Inspiring projects around Australia

This is a small and varied collection of some of the great projects happening around Australia at the moment, to provide inspiration.


If you've got a great project you'd like to share, email us and we will put it up!

Mewal Song project

This project was initiated by the Wurrkigandjarr group from the Maningrida/Ramingining region, who wish to document and describe the Mewal story, songs and dances. This project is a creative collaboration in which local people lead the presentation of cultural material with support from a range of individuals and organisations; with the intention that future generations are able to acecss and learn from this important cultural resource. Find more about the project by visiting the Mewal Song project web page on the Batchelor Institute website.

Read more about the Mewal Song project

Victorian Corporation for Aboriginal Languages: Schools Digital Resources project

The Victorian Corporation for Aboriginal Languages (VACL) have a new project to produce innovative digital audio-visual resources to support language reclamation and revitalisation activities in Victorian schools and communities. So far, in conjunction with community groups, VACL has developed language resource apps in four different languages. Read more about each language below; find out more about VACL's Schools Digital Resources Project on their website.

Visit VACL's Project webpage

Aikuma presentation

This is a video of a presentation made by Associate Professor Stephen Bird (Department of Computing and Information Systems, University of Melbourne), entitled 'Towards an Extensible and Scalable Framework for Language Documentation Software'. Stephen is talking about the development of the Aikuma app, an app which is mainly built around language documentation, but which can also be used for elicitations. Further information (and app download for Android devices) can be found on the Aikuma website.

Visit the Aikuma website

Mawng Ngaralk website

The Mawng language website has recently been launched. Mawng is the common language spoken on Warruwi, an island also known as South Goulburn Island in the North West of Australia's Arnhem Land. Around 400 people live on Warruwi. Mawng is the main language but people also speak Kun-barlang, Kunwinjku as well as Yolgnu-matha languages and some Torres Strait Creole and English.

In 2014 The Warruwi Language Centre was set up on Warruwi. In a little building near the school linguists worked with the school and community members to create a quiet space where recordings can be made and listened to. Community members are working with linguists to revive and create Mawng literacy materials for reading and writing in Mawng.

The Mawng Ngaralk website provides an online dictionary, a blog, photos of the Warruwi community, as well as videos and sound recordings of Mawng and other languages spoken on Warruwi.

Visit the Mawng Ngaralk website

Rediscovering Indigenous Languages project

Rediscovering Indigenous Languages project
Rediscovering Indigenous
Languages project

The Rediscovering Indigenous Languages project aims to preserve and revitalise some of the oldest languages in the world by locating, digitising and providing access to Indigenous word lists, language records and other cultural documents, starting with the State Library of New South Wales' collections. Some items in the Library's collections are the only known surviving records of these particular Indigenous languages.
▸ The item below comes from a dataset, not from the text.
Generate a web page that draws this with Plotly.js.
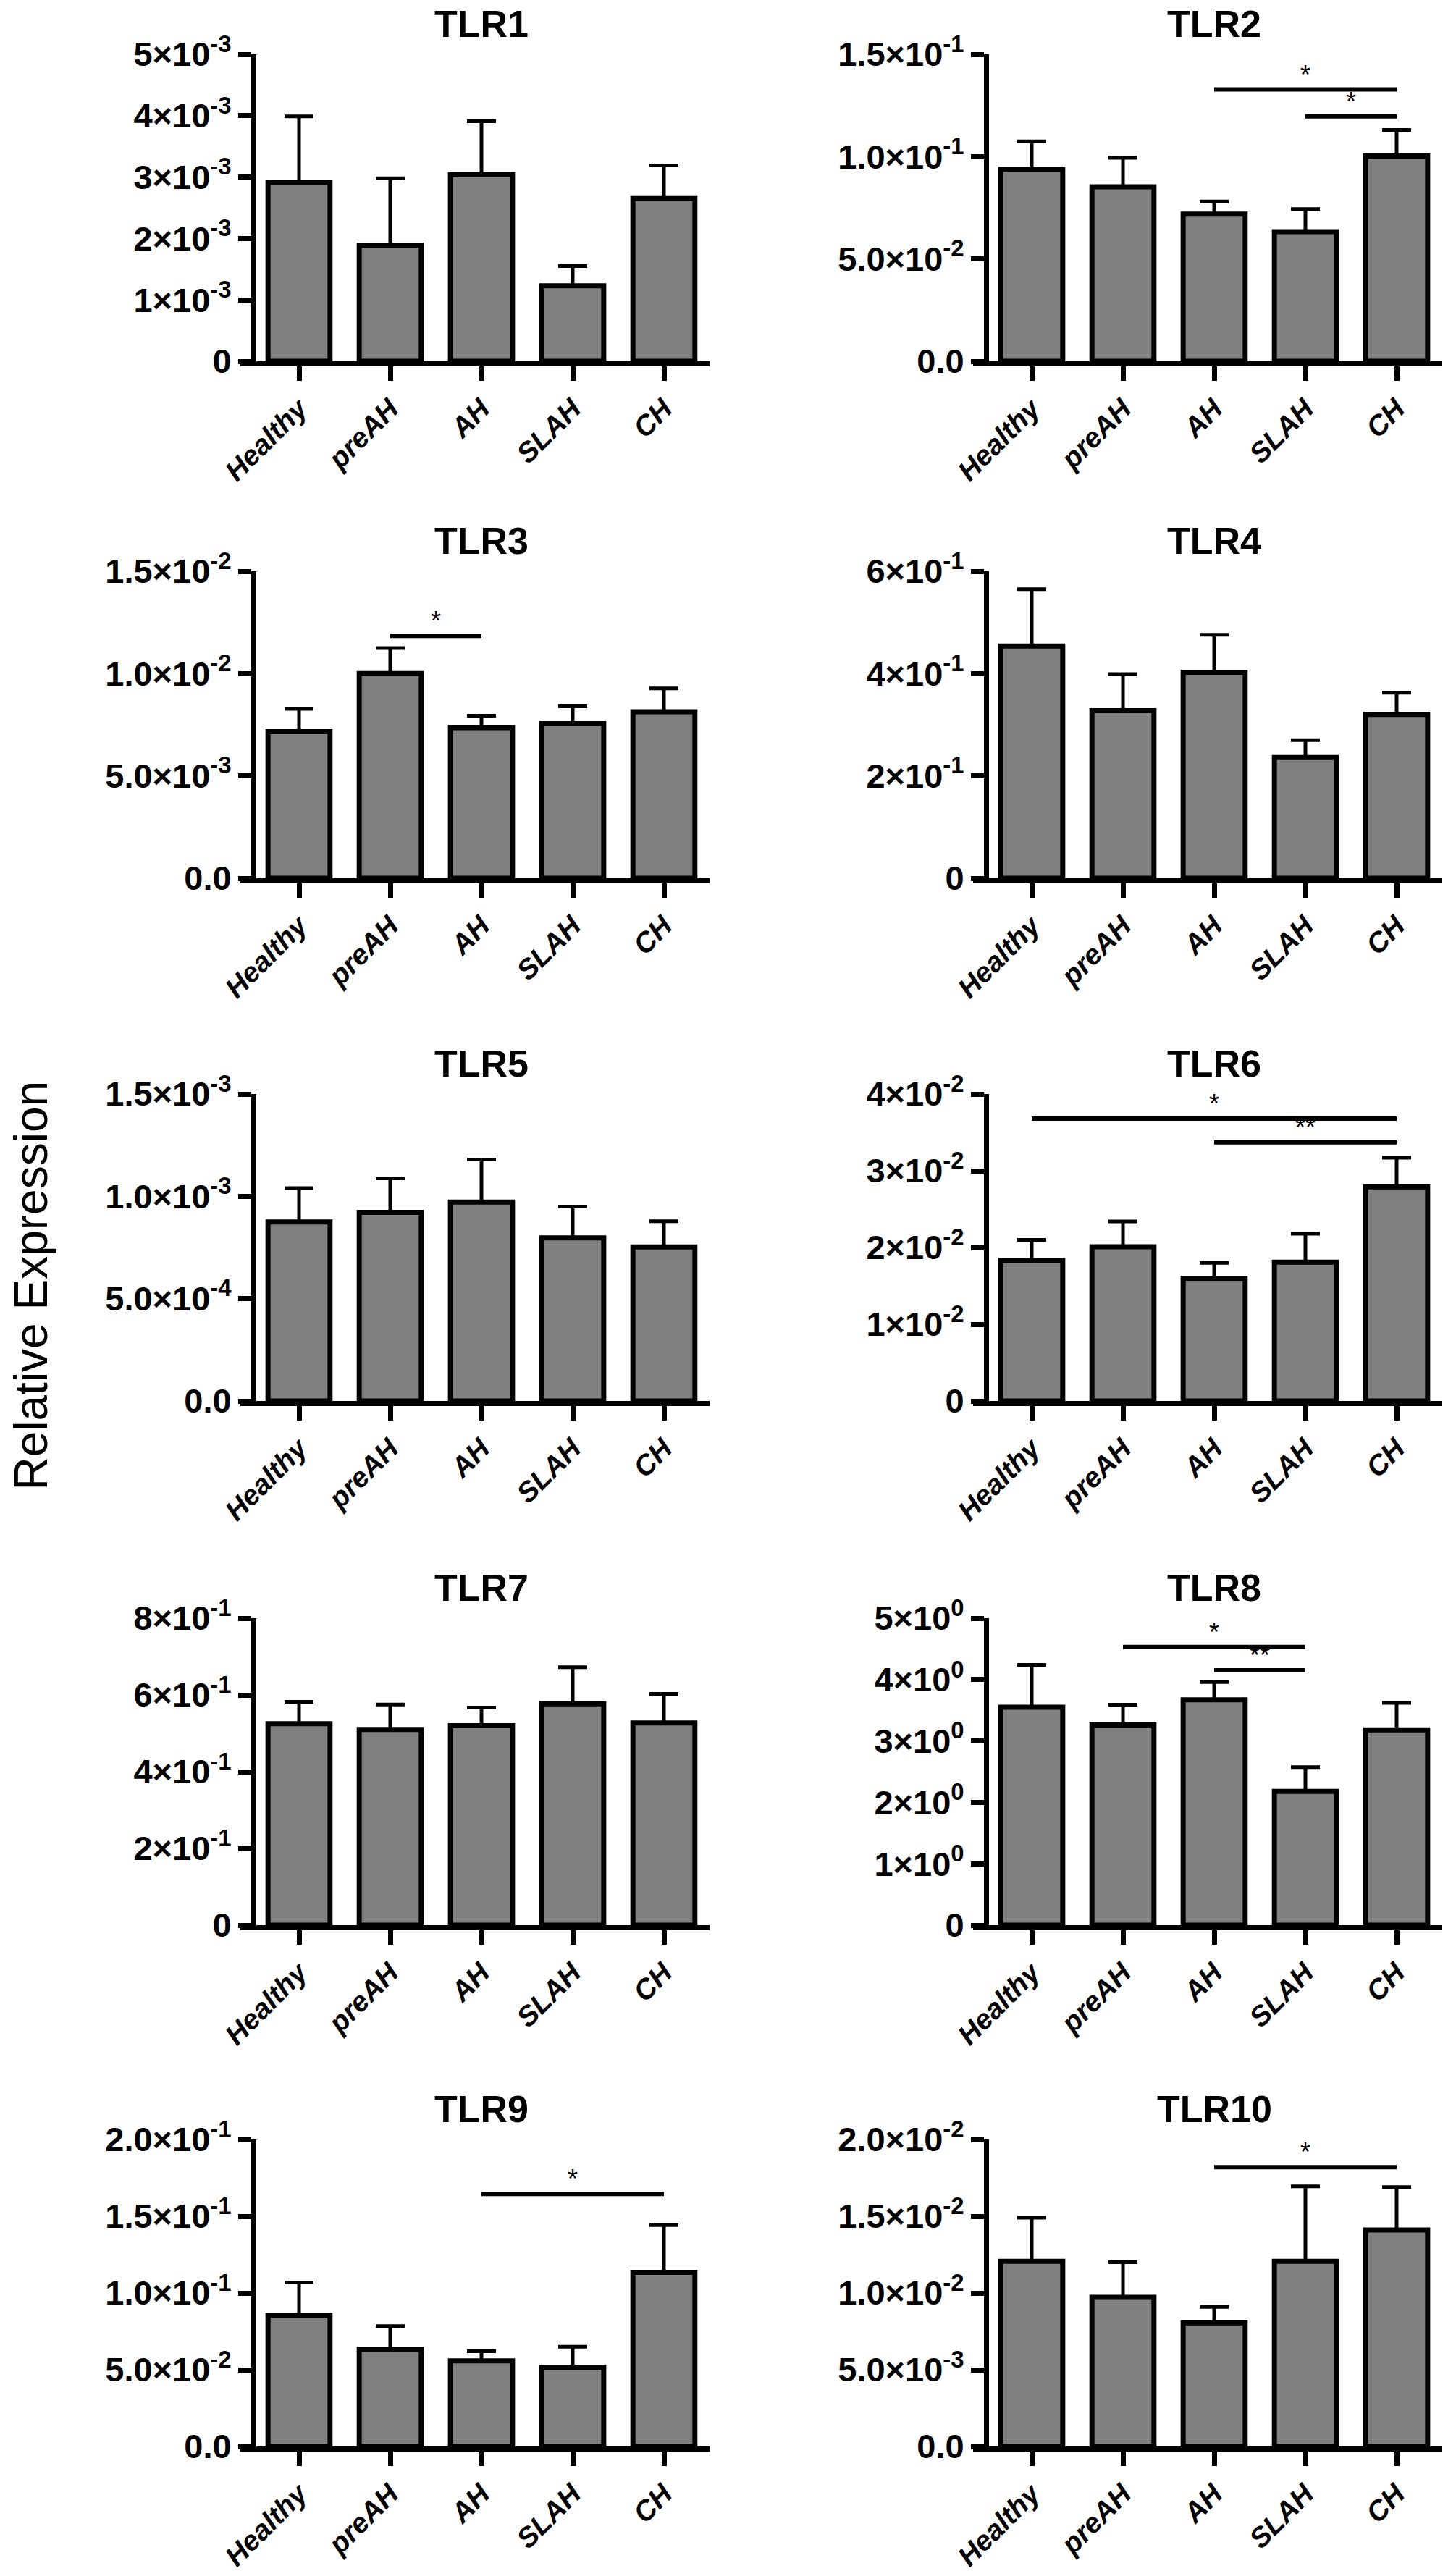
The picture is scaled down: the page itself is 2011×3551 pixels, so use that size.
<!DOCTYPE html>
<html>
<head>
<meta charset="utf-8">
<script src="https://cdn.plot.ly/plotly-3.0.1.min.js"></script>
<style>
  html, body { margin: 0; padding: 0; background: #fff; }
  #gd { width: 2011px; height: 3551px; }
</style>
</head>
<body>
<div id="gd"></div>
<script>
const categories = ['Healthy', 'preAH', 'AH', 'SLAH', 'CH'];

const tlr1Mean = [2.92e-3, 1.89e-3, 3.04e-3, 1.23e-3, 2.65e-3];
const tlr1Err  = [1.07e-3, 1.09e-3, 0.87e-3, 0.32e-3, 0.54e-3];
const tlr2Mean = [0.0938, 0.0853, 0.0719, 0.0633, 0.1003];
const tlr2Err  = [0.0137, 0.0141, 0.0062, 0.0111, 0.0127];
const tlr3Mean = [7.16e-3, 10.0e-3, 7.36e-3, 7.55e-3, 8.14e-3];
const tlr3Err  = [1.12e-3, 1.25e-3, 0.58e-3, 0.85e-3, 1.14e-3];
const tlr4Mean = [0.454, 0.3275, 0.4025, 0.236, 0.32];
const tlr4Err  = [0.111, 0.0715, 0.0735, 0.034, 0.0425];
const tlr5Mean = [0.875e-3, 0.922e-3, 0.972e-3, 0.797e-3, 0.753e-3];
const tlr5Err  = [0.165e-3, 0.166e-3, 0.208e-3, 0.153e-3, 0.125e-3];
const tlr6Mean = [1.83e-2, 2.01e-2, 1.60e-2, 1.81e-2, 2.79e-2];
const tlr6Err  = [0.27e-2, 0.33e-2, 0.20e-2, 0.37e-2, 0.38e-2];
const tlr7Mean = [0.525, 0.51, 0.52, 0.577, 0.527];
const tlr7Err  = [0.057, 0.065, 0.047, 0.095, 0.076];
const tlr8Mean = [3.55, 3.26, 3.67, 2.18, 3.18];
const tlr8Err  = [0.69, 0.33, 0.29, 0.395, 0.44];
const tlr9Mean = [0.0855, 0.0633, 0.0558, 0.0516, 0.1135];
const tlr9Err  = [0.0213, 0.0151, 0.0062, 0.0134, 0.0307];
const tlr10Mean = [12.06e-3, 9.72e-3, 8.05e-3, 12.06e-3, 14.1e-3];
const tlr10Err  = [2.84e-3, 2.28e-3, 1.04e-3, 4.89e-3, 2.8e-3];

// y ticks and their labels
const tlr1Ticks = [0, 1e-3, 2e-3, 3e-3, 4e-3, 5e-3];
const tlr1Labels = ['0', '1×10<sup>-3</sup>', '2×10<sup>-3</sup>', '3×10<sup>-3</sup>', '4×10<sup>-3</sup>', '5×10<sup>-3</sup>'];
const tlr2Ticks = [0, 0.05, 0.1, 0.15];
const tlr2Labels = ['0.0', '5.0×10<sup>-2</sup>', '1.0×10<sup>-1</sup>', '1.5×10<sup>-1</sup>'];
const tlr3Ticks = [0, 5e-3, 1e-2, 1.5e-2];
const tlr3Labels = ['0.0', '5.0×10<sup>-3</sup>', '1.0×10<sup>-2</sup>', '1.5×10<sup>-2</sup>'];
const tlr4Ticks = [0, 0.2, 0.4, 0.6];
const tlr4Labels = ['0', '2×10<sup>-1</sup>', '4×10<sup>-1</sup>', '6×10<sup>-1</sup>'];
const tlr5Ticks = [0, 5e-4, 1e-3, 1.5e-3];
const tlr5Labels = ['0.0', '5.0×10<sup>-4</sup>', '1.0×10<sup>-3</sup>', '1.5×10<sup>-3</sup>'];
const tlr6Ticks = [0, 1e-2, 2e-2, 3e-2, 4e-2];
const tlr6Labels = ['0', '1×10<sup>-2</sup>', '2×10<sup>-2</sup>', '3×10<sup>-2</sup>', '4×10<sup>-2</sup>'];
const tlr7Ticks = [0, 0.2, 0.4, 0.6, 0.8];
const tlr7Labels = ['0', '2×10<sup>-1</sup>', '4×10<sup>-1</sup>', '6×10<sup>-1</sup>', '8×10<sup>-1</sup>'];
const tlr8Ticks = [0, 1, 2, 3, 4, 5];
const tlr8Labels = ['0', '1×10<sup>0</sup>', '2×10<sup>0</sup>', '3×10<sup>0</sup>', '4×10<sup>0</sup>', '5×10<sup>0</sup>'];
const tlr9Ticks = [0, 0.05, 0.1, 0.15, 0.2];
const tlr9Labels = ['0.0', '5.0×10<sup>-2</sup>', '1.0×10<sup>-1</sup>', '1.5×10<sup>-1</sup>', '2.0×10<sup>-1</sup>'];
const tlr10Ticks = [0, 5e-3, 1e-2, 1.5e-2, 2e-2];
const tlr10Labels = ['0.0', '5.0×10<sup>-3</sup>', '1.0×10<sup>-2</sup>', '1.5×10<sup>-2</sup>', '2.0×10<sup>-2</sup>'];

// significance brackets: [from, to, height, mark]
const tlr2Sig = [['AH', 'CH', 0.1328, '*'], ['SLAH', 'CH', 0.1197, '*']];
const tlr3Sig = [['preAH', 'AH', 11.84e-3, '*']];
const tlr6Sig = [['Healthy', 'CH', 3.68e-2, '*'], ['AH', 'CH', 3.37e-2, '**']];
const tlr8Sig = [['preAH', 'SLAH', 4.53, '*'], ['AH', 'SLAH', 4.15, '**']];
const tlr9Sig = [['AH', 'CH', 0.1645, '*']];
const tlr10Sig = [['AH', 'CH', 18.2e-3, '*']];

const panels = [
  {name: 'TLR1', mean: tlr1Mean, err: tlr1Err, ticks: tlr1Ticks, labels: tlr1Labels, sig: []},
  {name: 'TLR2', mean: tlr2Mean, err: tlr2Err, ticks: tlr2Ticks, labels: tlr2Labels, sig: tlr2Sig},
  {name: 'TLR3', mean: tlr3Mean, err: tlr3Err, ticks: tlr3Ticks, labels: tlr3Labels, sig: tlr3Sig},
  {name: 'TLR4', mean: tlr4Mean, err: tlr4Err, ticks: tlr4Ticks, labels: tlr4Labels, sig: []},
  {name: 'TLR5', mean: tlr5Mean, err: tlr5Err, ticks: tlr5Ticks, labels: tlr5Labels, sig: []},
  {name: 'TLR6', mean: tlr6Mean, err: tlr6Err, ticks: tlr6Ticks, labels: tlr6Labels, sig: tlr6Sig},
  {name: 'TLR7', mean: tlr7Mean, err: tlr7Err, ticks: tlr7Ticks, labels: tlr7Labels, sig: []},
  {name: 'TLR8', mean: tlr8Mean, err: tlr8Err, ticks: tlr8Ticks, labels: tlr8Labels, sig: tlr8Sig},
  {name: 'TLR9', mean: tlr9Mean, err: tlr9Err, ticks: tlr9Ticks, labels: tlr9Labels, sig: tlr9Sig},
  {name: 'TLR10', mean: tlr10Mean, err: tlr10Err, ticks: tlr10Ticks, labels: tlr10Labels, sig: tlr10Sig}
];

const W = 2011, H = 3551;
const colAxis = [350, 1362];          // pixel x of each y axis
const plotW = 630;                    // width of 5 category slots
const tickLen = 18;
const rowTop = [75, 789, 1511, 2235, 2955];   // pixel y of top tick
const plotH = 424;

const font = 'Liberation Sans, Arial, sans-serif';
const slot = plotW / 5;

let data = [];
let layout = {
  width: W,
  height: H,
  margin: {l: 0, r: 0, t: 0, b: 0},
  paper_bgcolor: '#fff',
  plot_bgcolor: 'rgba(0,0,0,0)',
  showlegend: false,
  font: {family: font, color: '#000'},
  shapes: [],
  annotations: [{
    text: 'Relative Expression',
    xref: 'paper', yref: 'paper',
    x: 42 / W, y: 0.5,
    xanchor: 'center', yanchor: 'middle',
    textangle: -90,
    showarrow: false,
    font: {family: font, size: 64, color: '#000'}
  }]
};

panels.forEach(function (p, i) {
  const col = i % 2, row = Math.floor(i / 2);
  const n = i + 1;
  const xa = 'x' + n, ya = 'y' + n;
  const axX = colAxis[col];
  const x0 = axX - tickLen, x1 = axX + plotW;
  const top = rowTop[row], bottom = top + plotH;

  data.push({
    type: 'bar',
    x: categories,
    y: p.mean,
    xaxis: xa, yaxis: ya,
    width: 0.68,
    marker: {color: '#808080', line: {color: '#000', width: 7}},
    error_y: {
      type: 'data', symmetric: false,
      array: p.err, arrayminus: p.mean.map(function () { return 0; }),
      color: '#000', thickness: 5, width: 20
    },
    hoverinfo: 'none'
  });

  layout['xaxis' + n] = {
    domain: [x0 / W, x1 / W],
    anchor: ya,
    type: 'category',
    categoryorder: 'array',
    categoryarray: categories,
    range: [-0.5 - tickLen / slot, 4.5],
    showline: true, linewidth: 7, linecolor: '#000',
    ticks: 'outside', ticklen: 20, tickwidth: 7, tickcolor: '#000',
    tickangle: -45,
    tickfont: {family: font, size: 39, color: '#000', weight: 'bold', style: 'italic'},
    showgrid: false, zeroline: false, fixedrange: true
  };
  layout['yaxis' + n] = {
    domain: [1 - bottom / H, 1 - top / H],
    anchor: 'free',
    position: axX / W,
    range: [0, p.ticks[p.ticks.length - 1]],
    tickmode: 'array',
    tickvals: p.ticks,
    ticktext: p.labels,
    showline: true, linewidth: 7, linecolor: '#000',
    ticks: 'outside', ticklen: tickLen, tickwidth: 7, tickcolor: '#000',
    tickfont: {family: font, size: 47, color: '#000', weight: 'bold'},
    showgrid: false, zeroline: false, fixedrange: true
  };

  layout.annotations.push({
    text: '<b>' + p.name + '</b>',
    xref: 'paper', yref: 'paper',
    x: (axX + plotW / 2) / W,
    y: 1 - (top - 42) / H,
    xanchor: 'center', yanchor: 'middle',
    showarrow: false,
    font: {family: font, size: 52, color: '#000'}
  });

  p.sig.forEach(function (s) {
    const a = categories.indexOf(s[0]), b = categories.indexOf(s[1]);
    layout.shapes.push({
      type: 'line', xref: xa, yref: ya,
      x0: a, x1: b, y0: s[2], y1: s[2],
      line: {color: '#000', width: 6}
    });
    layout.annotations.push({
      text: s[3],
      xref: xa, yref: ya,
      x: (a + b) / 2, y: s[2],
      xanchor: 'center', yanchor: 'bottom', yshift: -2,
      showarrow: false,
      font: {family: font, size: 36, color: '#000'}
    });
  });
});

Plotly.newPlot('gd', data, layout, {staticPlot: true});
</script>
</body>
</html>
Making these items available digitally means enabling widespread access to highly significant part of Australia's cultural heritage and providing the opportunity for all Australians, both Indigenous and non-Indigenous, to gain a better understanding of our nation's rich cultural landscape. As well as being able to connect previously dispersed information, we also have the opportunity as a community to enrich, critique, discuss and revive these important historical documents.

Over 250 Aboriginal and Torres Strait Islander languages were spoken prior to Australian settlement in 1788, but now only 20 are spoken comprehensively. Internationally renowned linguist Dr Michael Walsh took on the mammoth task of sifting through the Library's 14kms of letters and journals authored by colonial surveyors, officers and missionaries. He discovered valuable details on 100 Indigenous Australian languages - including word lists and vocabularies - that were thought to be lost.

The project aims to:

  • Make available, in a culturally appropriate framework, surviving language lists to Indigenous communities
  • Develop protocols for the publication of language lists, to ensure that they meet community needs and allow communities to contribute their knowledge to Library records about their languages
  • Locate previously dispersed language lists in the Library's collections
  • Increase public awareness of Indigenous language and cultural history
  • Be an effective educational resource contributing to school curriculum and further research

Visit the project website

My pride and joy stick

Jane Curtis of the Mother Tongue Project and Taungurung Elder Aunty Lee Healy. A video about the no longer lost Taungurung language of Central Victoria and the dictionary of that language. "To see it and say it," is the intention.